__WHAT THIS TASK INVOLVES__
Reproduce the listing exactly, with no pictures in your copy.
___ INFORMATION SHOWN
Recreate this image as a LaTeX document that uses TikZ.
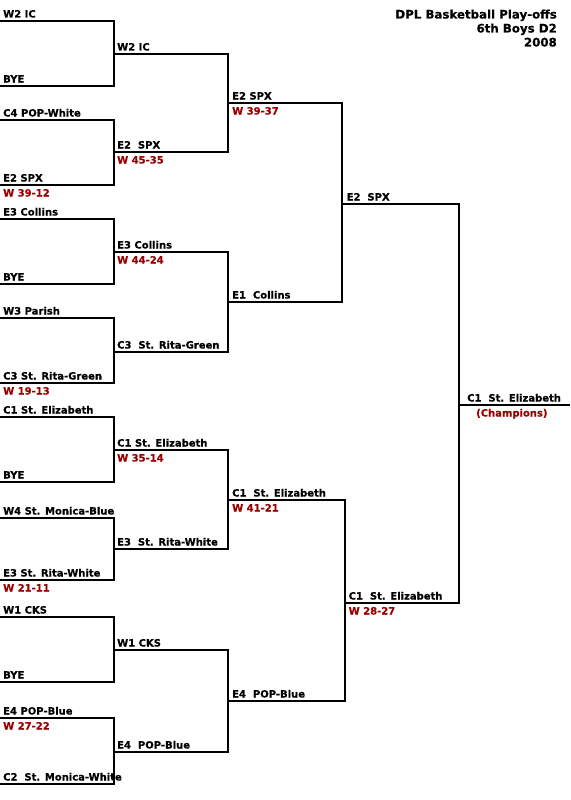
\documentclass[tikz,border=0pt]{standalone}
\usepackage{fontspec}
\setmainfont{DejaVu Sans}[BoldFeatures={FakeBold=0.4}]
\definecolor{scorered}{RGB}{155,0,0}
\begin{document}
\begin{tikzpicture}[x=1pt,y=-1pt,
  bline/.style={line width=2.2pt,line join=miter,line cap=butt},
  team/.style={anchor=base west,inner sep=0pt,font=\fontsize{10}{12}\selectfont\bfseries},
  score/.style={team,text=scorered},
  ttl/.style={anchor=base east,inner sep=0pt,font=\fontsize{11.8}{14}\selectfont\bfseries}]
\fill[white] (0,0) rectangle (570,800);
\useasboundingbox (0,0) rectangle (570,800);
% title
\node[ttl] (title1) at (557,18.5) {DPL Basketball Play-offs};
\node[ttl] (title2) at (557,32.5) {6th Boys D2};
\node[ttl] (title3) at (557,46.5) {2008};
% round 1
\foreach \k/\t/\b in {1/21/86,2/120/185,3/219/284,4/318/383,5/417/482,6/518/580,7/617/682,8/718/784}{
  \coordinate (p\k-t) at (0,\t);
  \coordinate (p\k-tc) at (114,\t);
  \coordinate (p\k-bc) at (114,\b);
  \coordinate (p\k-b) at (0,\b);
  \draw[bline] (p\k-t) -- (p\k-tc) -- (p\k-bc) -- (p\k-b);
}
% round 2
\foreach \k/\t/\b in {1/54/152,2/252/352,3/450/549,4/650/752}{
  \coordinate (q\k-t) at (114,\t);
  \coordinate (q\k-tc) at (228,\t);
  \coordinate (q\k-bc) at (228,\b);
  \coordinate (q\k-b) at (114,\b);
  \draw[bline] (q\k-t) -- (q\k-tc) -- (q\k-bc) -- (q\k-b);
}
% round 3
\coordinate (s1-t) at (228,103); \coordinate (s1-tc) at (342,103);
\coordinate (s1-bc) at (342,302); \coordinate (s1-b) at (228,302);
\coordinate (s2-t) at (228,500); \coordinate (s2-tc) at (345,500);
\coordinate (s2-bc) at (345,701); \coordinate (s2-b) at (228,701);
\draw[bline] (s1-t) -- (s1-tc) -- (s1-bc) -- (s1-b);
\draw[bline] (s2-t) -- (s2-tc) -- (s2-bc) -- (s2-b);
% final
\coordinate (f-t) at (342,204); \coordinate (f-tc) at (459,204);
\coordinate (f-bc) at (459,603); \coordinate (f-b) at (345,603);
\draw[bline] (f-t) -- (f-tc) -- (f-bc) -- (f-b);
\coordinate (ch) at (459,405); \coordinate (ch-e) at (570,405);
\draw[bline] (ch) -- (ch-e);
% round 1 labels
\node[team] (l1t) at ([shift={(3,-3.5)}]p1-t) {W2 IC};
\node[team] (l1b) at ([shift={(3,-3.5)}]p1-b) {BYE};
\node[team] (l2t) at ([shift={(3,-3.5)}]p2-t) {C4 POP-White};
\node[team] (l2b) at ([shift={(3,-3.5)}]p2-b) {E2 SPX};
\node[score] (l2s) at ([shift={(3,11.5)}]p2-b) {W 39-12};
\node[team] (l3t) at ([shift={(3,-3.5)}]p3-t) {E3 Collins};
\node[team] (l3b) at ([shift={(3,-3.5)}]p3-b) {BYE};
\node[team] (l4t) at ([shift={(3,-3.5)}]p4-t) {W3 Parish};
\node[team] (l4b) at ([shift={(3,-3.5)}]p4-b) {C3 St. Rita-Green};
\node[score] (l4s) at ([shift={(3,11.5)}]p4-b) {W 19-13};
\node[team] (l5t) at ([shift={(3,-3.5)}]p5-t) {C1 St. Elizabeth};
\node[team] (l5b) at ([shift={(3,-3.5)}]p5-b) {BYE};
\node[team] (l6t) at ([shift={(3,-3.5)}]p6-t) {W4 St. Monica-Blue};
\node[team] (l6b) at ([shift={(3,-3.5)}]p6-b) {E3 St. Rita-White};
\node[score] (l6s) at ([shift={(3,11.5)}]p6-b) {W 21-11};
\node[team] (l7t) at ([shift={(3,-3.5)}]p7-t) {W1 CKS};
\node[team] (l7b) at ([shift={(3,-3.5)}]p7-b) {BYE};
\node[team] (l8t) at ([shift={(3,-3.5)}]p8-t) {E4 POP-Blue};
\node[score] (l8s) at ([shift={(3,11.5)}]p8-t) {W 27-22};
\node[team] (l8b) at ([shift={(3,-3.5)}]p8-b) {C2\ \ St. Monica-White};
% round 2 labels
\node[team] (m1t) at ([shift={(3,-3.5)}]q1-t) {W2 IC};
\node[team] (m1b) at ([shift={(3,-3.5)}]q1-b) {E2\ \ SPX};
\node[score] (m1s) at ([shift={(3,11.5)}]q1-b) {W 45-35};
\node[team] (m2t) at ([shift={(3,-3.5)}]q2-t) {E3 Collins};
\node[score] (m2s) at ([shift={(3,11.5)}]q2-t) {W 44-24};
\node[team] (m2b) at ([shift={(3,-3.5)}]q2-b) {C3\ \ St. Rita-Green};
\node[team] (m3t) at ([shift={(3,-3.5)}]q3-t) {C1 St. Elizabeth};
\node[score] (m3s) at ([shift={(3,11.5)}]q3-t) {W 35-14};
\node[team] (m3b) at ([shift={(3,-3.5)}]q3-b) {E3\ \ St. Rita-White};
\node[team] (m4t) at ([shift={(3,-3.5)}]q4-t) {W1 CKS};
\node[team] (m4b) at ([shift={(3,-3.5)}]q4-b) {E4\ \ POP-Blue};
% round 3 labels
\node[team] (n1t) at ([shift={(4,-3.5)}]s1-t) {E2 SPX};
\node[score] (n1s) at ([shift={(4,11.5)}]s1-t) {W 39-37};
\node[team] (n1b) at ([shift={(4,-3.5)}]s1-b) {E1\ \ Collins};
\node[team] (n2t) at ([shift={(4,-3.5)}]s2-t) {C1\ \ St. Elizabeth};
\node[score] (n2s) at ([shift={(4,11.5)}]s2-t) {W 41-21};
\node[team] (n2b) at ([shift={(4,-3.5)}]s2-b) {E4\ \ POP-Blue};
% round 4 labels
\node[team] (o1t) at ([shift={(4.5,-3.5)}]f-t) {E2\ \ SPX};
\node[team] (o1b) at ([shift={(3.5,-3.5)}]f-b) {C1\ \ St. Elizabeth};
\node[score] (o1s) at ([shift={(3.5,11.5)}]f-b) {W 28-27};
% champion
\node[team] (chn) at ([shift={(8,-3.5)}]ch) {C1\ \ St. Elizabeth};
\node[score] (chs) at ([shift={(17,11.5)}]ch) {(Champions)};
\end{tikzpicture}
\end{document}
______
__THE SOLUTION__
Recreate this image as a LaTeX document that uses TikZ.
\documentclass[tikz,border=0pt]{standalone}
\usepackage{fontspec}
\setmainfont{DejaVu Sans}[BoldFeatures={FakeBold=0.4}]
\definecolor{scorered}{RGB}{155,0,0}
\begin{document}
\begin{tikzpicture}[x=1pt,y=-1pt,
  bline/.style={line width=2.2pt,line join=miter,line cap=butt},
  team/.style={anchor=base west,inner sep=0pt,font=\fontsize{10}{12}\selectfont\bfseries},
  score/.style={team,text=scorered},
  ttl/.style={anchor=base east,inner sep=0pt,font=\fontsize{11.8}{14}\selectfont\bfseries}]
\fill[white] (0,0) rectangle (570,800);
\useasboundingbox (0,0) rectangle (570,800);
% title
\node[ttl] (title1) at (557,18.5) {DPL Basketball Play-offs};
\node[ttl] (title2) at (557,32.5) {6th Boys D2};
\node[ttl] (title3) at (557,46.5) {2008};
% round 1
\foreach \k/\t/\b in {1/21/86,2/120/185,3/219/284,4/318/383,5/417/482,6/518/580,7/617/682,8/718/784}{
  \coordinate (p\k-t) at (0,\t);
  \coordinate (p\k-tc) at (114,\t);
  \coordinate (p\k-bc) at (114,\b);
  \coordinate (p\k-b) at (0,\b);
  \draw[bline] (p\k-t) -- (p\k-tc) -- (p\k-bc) -- (p\k-b);
}
% round 2
\foreach \k/\t/\b in {1/54/152,2/252/352,3/450/549,4/650/752}{
  \coordinate (q\k-t) at (114,\t);
  \coordinate (q\k-tc) at (228,\t);
  \coordinate (q\k-bc) at (228,\b);
  \coordinate (q\k-b) at (114,\b);
  \draw[bline] (q\k-t) -- (q\k-tc) -- (q\k-bc) -- (q\k-b);
}
% round 3
\coordinate (s1-t) at (228,103); \coordinate (s1-tc) at (342,103);
\coordinate (s1-bc) at (342,302); \coordinate (s1-b) at (228,302);
\coordinate (s2-t) at (228,500); \coordinate (s2-tc) at (345,500);
\coordinate (s2-bc) at (345,701); \coordinate (s2-b) at (228,701);
\draw[bline] (s1-t) -- (s1-tc) -- (s1-bc) -- (s1-b);
\draw[bline] (s2-t) -- (s2-tc) -- (s2-bc) -- (s2-b);
% final
\coordinate (f-t) at (342,204); \coordinate (f-tc) at (459,204);
\coordinate (f-bc) at (459,603); \coordinate (f-b) at (345,603);
\draw[bline] (f-t) -- (f-tc) -- (f-bc) -- (f-b);
\coordinate (ch) at (459,405); \coordinate (ch-e) at (570,405);
\draw[bline] (ch) -- (ch-e);
% round 1 labels
\node[team] (l1t) at ([shift={(3,-3.5)}]p1-t) {W2 IC};
\node[team] (l1b) at ([shift={(3,-3.5)}]p1-b) {BYE};
\node[team] (l2t) at ([shift={(3,-3.5)}]p2-t) {C4 POP-White};
\node[team] (l2b) at ([shift={(3,-3.5)}]p2-b) {E2 SPX};
\node[score] (l2s) at ([shift={(3,11.5)}]p2-b) {W 39-12};
\node[team] (l3t) at ([shift={(3,-3.5)}]p3-t) {E3 Collins};
\node[team] (l3b) at ([shift={(3,-3.5)}]p3-b) {BYE};
\node[team] (l4t) at ([shift={(3,-3.5)}]p4-t) {W3 Parish};
\node[team] (l4b) at ([shift={(3,-3.5)}]p4-b) {C3 St. Rita-Green};
\node[score] (l4s) at ([shift={(3,11.5)}]p4-b) {W 19-13};
\node[team] (l5t) at ([shift={(3,-3.5)}]p5-t) {C1 St. Elizabeth};
\node[team] (l5b) at ([shift={(3,-3.5)}]p5-b) {BYE};
\node[team] (l6t) at ([shift={(3,-3.5)}]p6-t) {W4 St. Monica-Blue};
\node[team] (l6b) at ([shift={(3,-3.5)}]p6-b) {E3 St. Rita-White};
\node[score] (l6s) at ([shift={(3,11.5)}]p6-b) {W 21-11};
\node[team] (l7t) at ([shift={(3,-3.5)}]p7-t) {W1 CKS};
\node[team] (l7b) at ([shift={(3,-3.5)}]p7-b) {BYE};
\node[team] (l8t) at ([shift={(3,-3.5)}]p8-t) {E4 POP-Blue};
\node[score] (l8s) at ([shift={(3,11.5)}]p8-t) {W 27-22};
\node[team] (l8b) at ([shift={(3,-3.5)}]p8-b) {C2\ \ St. Monica-White};
% round 2 labels
\node[team] (m1t) at ([shift={(3,-3.5)}]q1-t) {W2 IC};
\node[team] (m1b) at ([shift={(3,-3.5)}]q1-b) {E2\ \ SPX};
\node[score] (m1s) at ([shift={(3,11.5)}]q1-b) {W 45-35};
\node[team] (m2t) at ([shift={(3,-3.5)}]q2-t) {E3 Collins};
\node[score] (m2s) at ([shift={(3,11.5)}]q2-t) {W 44-24};
\node[team] (m2b) at ([shift={(3,-3.5)}]q2-b) {C3\ \ St. Rita-Green};
\node[team] (m3t) at ([shift={(3,-3.5)}]q3-t) {C1 St. Elizabeth};
\node[score] (m3s) at ([shift={(3,11.5)}]q3-t) {W 35-14};
\node[team] (m3b) at ([shift={(3,-3.5)}]q3-b) {E3\ \ St. Rita-White};
\node[team] (m4t) at ([shift={(3,-3.5)}]q4-t) {W1 CKS};
\node[team] (m4b) at ([shift={(3,-3.5)}]q4-b) {E4\ \ POP-Blue};
% round 3 labels
\node[team] (n1t) at ([shift={(4,-3.5)}]s1-t) {E2 SPX};
\node[score] (n1s) at ([shift={(4,11.5)}]s1-t) {W 39-37};
\node[team] (n1b) at ([shift={(4,-3.5)}]s1-b) {E1\ \ Collins};
\node[team] (n2t) at ([shift={(4,-3.5)}]s2-t) {C1\ \ St. Elizabeth};
\node[score] (n2s) at ([shift={(4,11.5)}]s2-t) {W 41-21};
\node[team] (n2b) at ([shift={(4,-3.5)}]s2-b) {E4\ \ POP-Blue};
% round 4 labels
\node[team] (o1t) at ([shift={(4.5,-3.5)}]f-t) {E2\ \ SPX};
\node[team] (o1b) at ([shift={(3.5,-3.5)}]f-b) {C1\ \ St. Elizabeth};
\node[score] (o1s) at ([shift={(3.5,11.5)}]f-b) {W 28-27};
% champion
\node[team] (chn) at ([shift={(8,-3.5)}]ch) {C1\ \ St. Elizabeth};
\node[score] (chs) at ([shift={(17,11.5)}]ch) {(Champions)};
\end{tikzpicture}
\end{document}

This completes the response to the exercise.